Many people of the tribe still live in Honduras to this day. We’re notable for three features: our height, our hair, and our complexion. Lenca men in particular tend to be tall, usually six-foot or more. Our hair is always jet-black, and we tend to keep it for the whole of our lives, and as we age, it turns pure white. Finally, our complexion is usually dark, making us look like everyone’s usual picture of either Native North Americans or Native South Asians, for whom we’re regularly confused.

My father explained all this to the financial aid guy, unsure if it would count. But the man said., “What the hell, see if they’ll accept that.”  He gave my dad an application.

My dad got the scholarship, and he graduated the Spring of the following year.

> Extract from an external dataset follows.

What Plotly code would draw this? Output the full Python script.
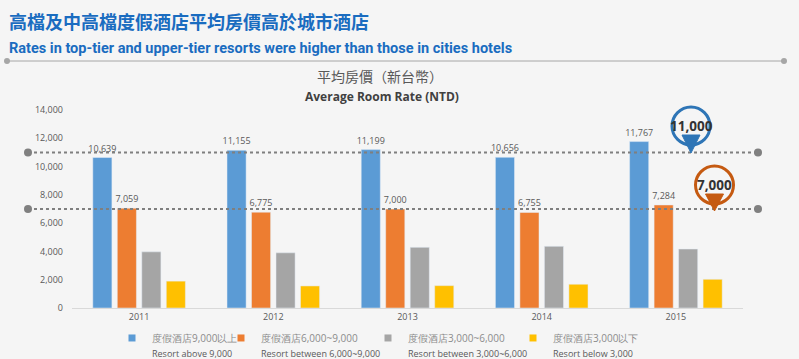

After hearing that story, I concluded that my father and I shared one more trait: he’s also the parent from whom I get my propensity for good luck. Some people are simply born lucky. Not lucky in that they’re born into remarkably affluent circumstances, which my father definitely was not. In fact, if that were the only sort of luck, he was sorely lacking it from the get-go. Everything in his early life—where he was born, his parent’s lack of wealth—should have insured he’d never amount to much. But there’s another kind of luck too: the luck people, who decide they’re going to achieve something have. Once they set their course, everything seems to go their way. That’s my father’s luck, and it’s the luck all of his kids, including me, have. Unless you believe some all-seeing, all-knowing divine being is favoring your adventures in life, which I have a hard time believing, what other explanation could there be?